The second Quad vinyl record format, known as SQ, also utilized a matrix-type system of encoding and decoding. It was developed and marketed by Columbia Records and Sony and entered the US market in April 1971. The SQ format was also used by companies such as EMI in Great Britain, who pressed several SQ album releases. The sound separation of the SQ system was greatly improved by the introduction of SQ Full Logic decoding, in 1975.
The third major format for 4-channel vinyl LPs, known as CD-4 or Quadradisc, was devised by the Japanese JVC Corporation along with its United States counterpart, RCA. This quadraphonic format was first marketed in the United States in May 1972. A fully discrete sound mode, it eschewed the previous matrix systems in favor of a more complex -and sonically separate- method of 4-channel reproduction. A high-frequency "carrier wave" instructed a "CD-4 demodulator" on how to separate the four sound channels within the vinyl album.

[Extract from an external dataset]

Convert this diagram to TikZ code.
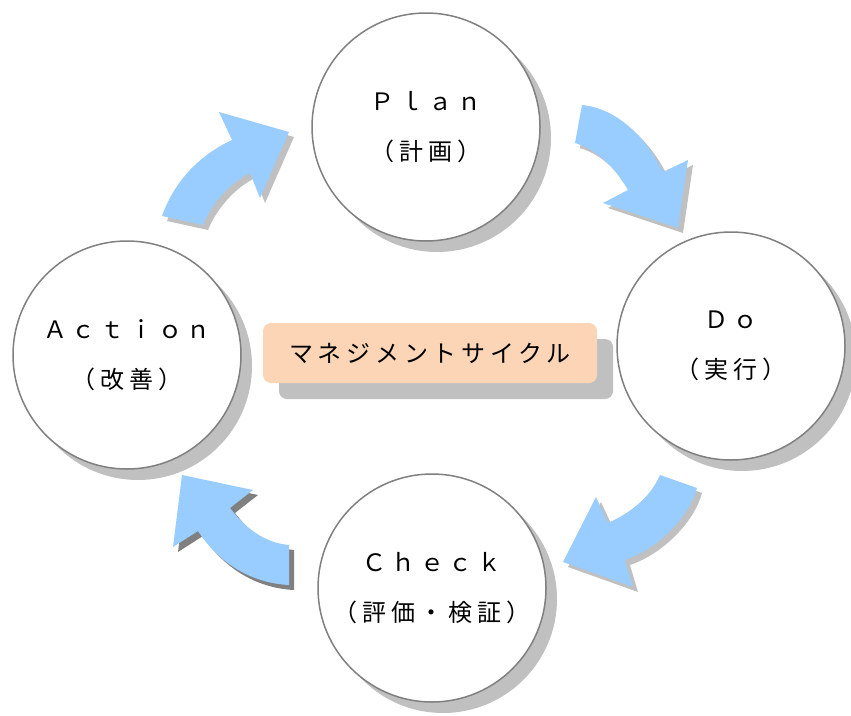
\documentclass[tikz,border=0pt]{standalone}
\usepackage{fontspec}
\newfontfamily\jpfont[LetterSpace=20]{Noto Sans CJK JP}
\usetikzlibrary{shadows}
\definecolor{arrowblue}{HTML}{99CCFF}
\definecolor{lightshadow}{HTML}{C0C0C0}
\definecolor{darkshadow}{HTML}{808080}
\definecolor{rimgray}{HTML}{808080}
\definecolor{peach}{HTML}{FBD5B5}
\begin{document}
\begin{tikzpicture}[x=1pt, y=-1pt,
    every node/.style={font=\jpfont\fontsize{24}{50}\selectfont, align=center},
    phase/.style={circle, draw=rimgray, line width=1.5pt, fill=white, minimum size=228pt, inner sep=0pt,
        drop shadow={shadow xshift=11pt, shadow yshift=-11pt, fill=lightshadow, opacity=1}},
    title/.style={rectangle, rounded corners=8pt, fill=peach, minimum width=334pt, minimum height=60pt,
        drop shadow={shadow xshift=16pt, shadow yshift=-16pt, fill=lightshadow, opacity=1}},
    bentarrow/.style={fill=arrowblue, drop shadow={shadow xshift=5pt, shadow yshift=-5pt, fill=#1, opacity=1}},
    bentarrow/.default=lightshadow]
    \useasboundingbox (0,0) rectangle (851,715);

    % Nodes
    \node[phase] (plan) at (426,127) {Ｐｌａｎ\\（計画）};
    \node[phase] (do) at (731,346) {Ｄｏ\\（実行）};
    \node[phase] (check) at (432,588) {Ｃｈｅｃｋ\\（評価・検証）};
    \node[phase] (action) at (127,355) {Ａｃｔｉｏｎ\\（改善）};
    \node[title] (cycle) at (430,353) {マネジメントサイクル};

    % Arrows
    \fill[bentarrow] (162,216) .. controls (175,180) and (200,155) .. (232,140) -- (219,112) -- (289,132)
        -- (260,198) -- (250,173) .. controls (230,183) and (212,203) .. (203,225) -- cycle;
    \fill[bentarrow] (582,105) .. controls (615,108) and (645,135) .. (663,172) -- (688,160) -- (678,228)
        -- (603,203) -- (628,190) .. controls (615,168) and (598,150) .. (575,143) -- cycle;
    \fill[bentarrow] (697,488) .. controls (690,515) and (660,548) .. (625,560) -- (633,587) -- (563,562)
        -- (596,497) -- (608,523) .. controls (630,513) and (650,498) .. (660,475) -- cycle;
    \fill[bentarrow=darkshadow] (289,585) .. controls (250,583) and (218,562) .. (198,531) -- (173,547) -- (182,475)
        -- (253,490) -- (230,508) .. controls (245,528) and (265,543) .. (289,545) -- cycle;
\end{tikzpicture}
\end{document}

Audio on vinyl records was problematic because one of the systems was based on discrete sound channels (allowing for full separation of the four original recorded channels, albeit with restricted high-frequency response and reduced record life), while two others were matrix encoded into two tracks that would also play back in standard, two-channel, stereo on normal audio equipment (so-called 'compatible' quadraphonic).
There were some experiments done with radio broadcasts (e.g., a Cliff Richard concert by the BBC), but they were short-lived. One radio series, Double Exposure, was briefly syndicated throughout the United States to various FM stations; it was made up of jazz, rock and pop music that had been commercially released in one of the quadraphonic record or tape systems. One of the longest-lived radio broadcasts was WQSR-FM "Quad 102½" in Sarasota, Florida. Throughout most of the 1970s this station broadcast a signal which could be tuned as two separate stations with conventional stereo receivers. In addition, San Francisco classical music station KKHI broadcast the San Francisco Opera in 'compatible' (that is, matrix encoded) quadraphonic format during the 1970s as did Chicago station WFMT's live "Chicago Lyric Opera" broadcasts.. KRMH-FM ("Good Karma Radio")(San Marcos/Austin, Texas) broadcast in "Quad Stereo" in the early 1970s from its studios and transmitter near Buda, Texas.